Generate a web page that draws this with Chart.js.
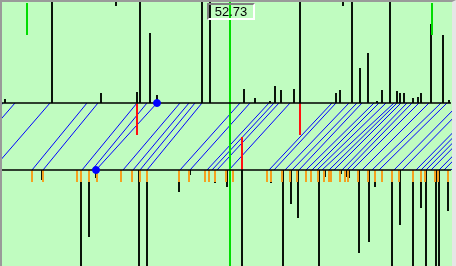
<!DOCTYPE html>
<html>
<head>
<meta charset="utf-8">
<script src="https://cdn.jsdelivr.net/npm/chart.js@4"></script>
<style>
  body { margin: 0; background: #fff; }
  #wrap { position: relative; width: 456px; height: 266px; }
  #trace { position: absolute; left: 0; top: 0; background: #c0fcc0; }
  #frame {
    position: absolute; left: 0; top: 0; right: 0; bottom: 0;
    border-left: 2px solid #9a9a9a; border-top: 2px solid #9a9a9a;
    border-right: 4px solid #e6e6e6; pointer-events: none;
  }
  #readout {
    position: absolute; left: 207px; top: 3px; width: 44px; height: 13px;
    border-top: 2px solid #808080; border-left: 2px solid #808080;
    border-right: 2px solid #fff; border-bottom: 2px solid #fff;
    font: 13px "Liberation Sans", Arial, sans-serif; color: #000;
    text-align: center; line-height: 13px;
  }
</style>
</head>
<body>
<div id="wrap">
  <canvas id="trace" width="456" height="266"></canvas>
  <div id="frame"></div>
  <div id="readout">52.73</div>
</div>
<script>
// baselines (y) of the two traces and their extent
const topBase = 103;
const bottomBase = 170;
const baseFrom = 2;
const baseTo = 451;

// blue moveout lines: x at bottom baseline -> x at top baseline
const lineStart = [-55, -43, -8, 32, 43, 82, 92, 96, 123, 133, 140, 147,
  180, 190, 207, 212, 217, 229,
  269, 274, 285, 292, 299, 306, 312, 317, 322, 329, 334, 342, 347, 352, 362, 372, 379,
  394, 402, 416, 421, 426, 431, 439, 444, 451];
const lineEnd = [3, 15, 50, 87, 98, 137, 147, 157, 180, 189, 195, 202,
  240, 250, 269, 274, 279, 290,
  332, 336, 349, 357, 362, 374, 379, 386, 394, 397, 401, 407, 412, 419, 429, 441, 447,
  460, 468, 482, 487, 492, 497, 505, 510, 517];

// spikes above the top baseline: x and tip y
const upX = [5, 52, 101, 137, 140, 150, 157, 202, 210, 244, 255, 270, 275, 281, 294, 300,
  336, 340, 352, 360, 368, 377, 382, 390, 397, 400, 404, 413, 418, 421, 431, 443, 449];
const upTip = [99, 0, 93, 92, 0, 33, 95, 0, 0, 89, 98, 101, 86, 90, 89, 0,
  93, 90, 0, 68, 53, 101, 90, 0, 91, 93, 93, 98, 97, 93, 24, 35, 100];

// spikes below the bottom baseline: x and tip y
const downX = [42, 81, 89, 96, 139, 147, 179, 190, 209, 215, 227, 242, 271, 283, 291, 298,
  311, 319, 325, 330, 341, 346, 349, 359, 369, 375, 392, 400, 413, 421, 426, 436, 439, 448];
const downTip = [180, 266, 237, 178, 266, 266, 192, 175, 177, 183, 187, 266, 183, 266, 204, 218,
  174, 266, 177, 175, 174, 177, 178, 253, 242, 187, 266, 225, 266, 208, 266, 266, 266, 211];

// short marks hanging from the top edge
const edgeX = [116, 343];
const edgeFrom = 2;
const edgeTo = 6;

// orange picks under the bottom baseline
const pickX = [32, 43, 77, 81, 89, 97, 121, 132, 140, 147, 179, 189, 205, 209, 215, 226, 233,
  267, 271, 282, 290, 297, 306, 311, 318, 324, 329, 331, 340, 345, 348, 358, 368, 375, 382,
  392, 399, 413, 421, 425, 435, 438, 448];
const pickTip = 182;

// red markers: x, from y, to y
const redX = [137, 300, 242];
const redFrom = [103, 103, 137];
const redTo = [135, 135, 170];

// green cursors: x, from y, to y
const greenX = [27, 230, 432];
const greenFrom = [3, 0, 3];
const greenTo = [35, 266, 35];

// selected event dots
const dotX = [157, 96];
const dotY = [103, 170];

function segments(x0, y0, x1, y1) {
  const pts = [];
  for (let i = 0; i < x0.length; i++) {
    pts.push({ x: x0[i], y: y0[i] });
    pts.push({ x: x1[i], y: y1[i] });
    pts.push({ x: x1[i], y: null });
  }
  return pts;
}

function fill(n, v) {
  return new Array(n).fill(v);
}

function lineSet(data, color, width, order) {
  return {
    data: data,
    showLine: true,
    borderColor: color,
    borderWidth: width,
    pointRadius: 0,
    spanGaps: false,
    tension: 0,
    order: order,
  };
}

const datasets = [
  lineSet(segments(greenX, greenFrom, greenX, greenTo), "#00dd00", 2, 1),
  lineSet(segments(redX, redFrom, redX, redTo), "#ff1010", 2, 2),
  lineSet(segments(lineStart, fill(lineStart.length, bottomBase), lineEnd, fill(lineEnd.length, topBase)), "#0000ff", 1, 3),
  lineSet(segments(pickX, fill(pickX.length, bottomBase), pickX, fill(pickX.length, pickTip)), "#f4a020", 2, 4),
  lineSet(segments(upX, fill(upX.length, topBase), upX, upTip), "#0a140a", 2, 5),
  lineSet(segments(downX, fill(downX.length, bottomBase), downX, downTip), "#0a140a", 2, 5),
  lineSet(segments(edgeX, fill(edgeX.length, edgeFrom), edgeX, fill(edgeX.length, edgeTo)), "#0a140a", 2, 5),
  lineSet(segments([baseFrom, baseFrom], [topBase, bottomBase], [baseTo, baseTo], [topBase, bottomBase]), "#000000", 1.5, 0),
  {
    data: dotX.map((x, i) => ({ x: x, y: dotY[i] })),
    showLine: false,
    pointRadius: 3.5,
    pointBackgroundColor: "#0000ff",
    pointBorderColor: "#0000ff",
    order: -1,
  },
];

const ctx = document.getElementById("trace");

new Chart(ctx, {
  type: "scatter",
  data: { datasets: datasets },
  options: {
    responsive: false,
    animation: false,
    layout: { padding: 0, autoPadding: false },
    plugins: { legend: { display: false }, tooltip: { enabled: false } },
    scales: {
      x: { type: "linear", min: 0, max: 456, display: false },
      y: { min: 0, max: 266, reverse: true, display: false },
    },
  },
});
</script>
</body>
</html>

-.-.-

» Task: Quote all the lines above exactly as given. Do not include the pictures.

» Reply:
Generate a web page that draws this with Chart.js.
<!DOCTYPE html>
<html>
<head>
<meta charset="utf-8">
<script src="https://cdn.jsdelivr.net/npm/chart.js@4"></script>
<style>
  body { margin: 0; background: #fff; }
  #wrap { position: relative; width: 456px; height: 266px; }
  #trace { position: absolute; left: 0; top: 0; background: #c0fcc0; }
  #frame {
    position: absolute; left: 0; top: 0; right: 0; bottom: 0;
    border-left: 2px solid #9a9a9a; border-top: 2px solid #9a9a9a;
    border-right: 4px solid #e6e6e6; pointer-events: none;
  }
  #readout {
    position: absolute; left: 207px; top: 3px; width: 44px; height: 13px;
    border-top: 2px solid #808080; border-left: 2px solid #808080;
    border-right: 2px solid #fff; border-bottom: 2px solid #fff;
    font: 13px "Liberation Sans", Arial, sans-serif; color: #000;
    text-align: center; line-height: 13px;
  }
</style>
</head>
<body>
<div id="wrap">
  <canvas id="trace" width="456" height="266"></canvas>
  <div id="frame"></div>
  <div id="readout">52.73</div>
</div>
<script>
// baselines (y) of the two traces and their extent
const topBase = 103;
const bottomBase = 170;
const baseFrom = 2;
const baseTo = 451;

// blue moveout lines: x at bottom baseline -> x at top baseline
const lineStart = [-55, -43, -8, 32, 43, 82, 92, 96, 123, 133, 140, 147,
  180, 190, 207, 212, 217, 229,
  269, 274, 285, 292, 299, 306, 312, 317, 322, 329, 334, 342, 347, 352, 362, 372, 379,
  394, 402, 416, 421, 426, 431, 439, 444, 451];
const lineEnd = [3, 15, 50, 87, 98, 137, 147, 157, 180, 189, 195, 202,
  240, 250, 269, 274, 279, 290,
  332, 336, 349, 357, 362, 374, 379, 386, 394, 397, 401, 407, 412, 419, 429, 441, 447,
  460, 468, 482, 487, 492, 497, 505, 510, 517];

// spikes above the top baseline: x and tip y
const upX = [5, 52, 101, 137, 140, 150, 157, 202, 210, 244, 255, 270, 275, 281, 294, 300,
  336, 340, 352, 360, 368, 377, 382, 390, 397, 400, 404, 413, 418, 421, 431, 443, 449];
const upTip = [99, 0, 93, 92, 0, 33, 95, 0, 0, 89, 98, 101, 86, 90, 89, 0,
  93, 90, 0, 68, 53, 101, 90, 0, 91, 93, 93, 98, 97, 93, 24, 35, 100];

// spikes below the bottom baseline: x and tip y
const downX = [42, 81, 89, 96, 139, 147, 179, 190, 209, 215, 227, 242, 271, 283, 291, 298,
  311, 319, 325, 330, 341, 346, 349, 359, 369, 375, 392, 400, 413, 421, 426, 436, 439, 448];
const downTip = [180, 266, 237, 178, 266, 266, 192, 175, 177, 183, 187, 266, 183, 266, 204, 218,
  174, 266, 177, 175, 174, 177, 178, 253, 242, 187, 266, 225, 266, 208, 266, 266, 266, 211];

// short marks hanging from the top edge
const edgeX = [116, 343];
const edgeFrom = 2;
const edgeTo = 6;

// orange picks under the bottom baseline
const pickX = [32, 43, 77, 81, 89, 97, 121, 132, 140, 147, 179, 189, 205, 209, 215, 226, 233,
  267, 271, 282, 290, 297, 306, 311, 318, 324, 329, 331, 340, 345, 348, 358, 368, 375, 382,
  392, 399, 413, 421, 425, 435, 438, 448];
const pickTip = 182;

// red markers: x, from y, to y
const redX = [137, 300, 242];
const redFrom = [103, 103, 137];
const redTo = [135, 135, 170];

// green cursors: x, from y, to y
const greenX = [27, 230, 432];
const greenFrom = [3, 0, 3];
const greenTo = [35, 266, 35];

// selected event dots
const dotX = [157, 96];
const dotY = [103, 170];

function segments(x0, y0, x1, y1) {
  const pts = [];
  for (let i = 0; i < x0.length; i++) {
    pts.push({ x: x0[i], y: y0[i] });
    pts.push({ x: x1[i], y: y1[i] });
    pts.push({ x: x1[i], y: null });
  }
  return pts;
}

function fill(n, v) {
  return new Array(n).fill(v);
}

function lineSet(data, color, width, order) {
  return {
    data: data,
    showLine: true,
    borderColor: color,
    borderWidth: width,
    pointRadius: 0,
    spanGaps: false,
    tension: 0,
    order: order,
  };
}

const datasets = [
  lineSet(segments(greenX, greenFrom, greenX, greenTo), "#00dd00", 2, 1),
  lineSet(segments(redX, redFrom, redX, redTo), "#ff1010", 2, 2),
  lineSet(segments(lineStart, fill(lineStart.length, bottomBase), lineEnd, fill(lineEnd.length, topBase)), "#0000ff", 1, 3),
  lineSet(segments(pickX, fill(pickX.length, bottomBase), pickX, fill(pickX.length, pickTip)), "#f4a020", 2, 4),
  lineSet(segments(upX, fill(upX.length, topBase), upX, upTip), "#0a140a", 2, 5),
  lineSet(segments(downX, fill(downX.length, bottomBase), downX, downTip), "#0a140a", 2, 5),
  lineSet(segments(edgeX, fill(edgeX.length, edgeFrom), edgeX, fill(edgeX.length, edgeTo)), "#0a140a", 2, 5),
  lineSet(segments([baseFrom, baseFrom], [topBase, bottomBase], [baseTo, baseTo], [topBase, bottomBase]), "#000000", 1.5, 0),
  {
    data: dotX.map((x, i) => ({ x: x, y: dotY[i] })),
    showLine: false,
    pointRadius: 3.5,
    pointBackgroundColor: "#0000ff",
    pointBorderColor: "#0000ff",
    order: -1,
  },
];

const ctx = document.getElementById("trace");

new Chart(ctx, {
  type: "scatter",
  data: { datasets: datasets },
  options: {
    responsive: false,
    animation: false,
    layout: { padding: 0, autoPadding: false },
    plugins: { legend: { display: false }, tooltip: { enabled: false } },
    scales: {
      x: { type: "linear", min: 0, max: 456, display: false },
      y: { min: 0, max: 266, reverse: true, display: false },
    },
  },
});
</script>
</body>
</html>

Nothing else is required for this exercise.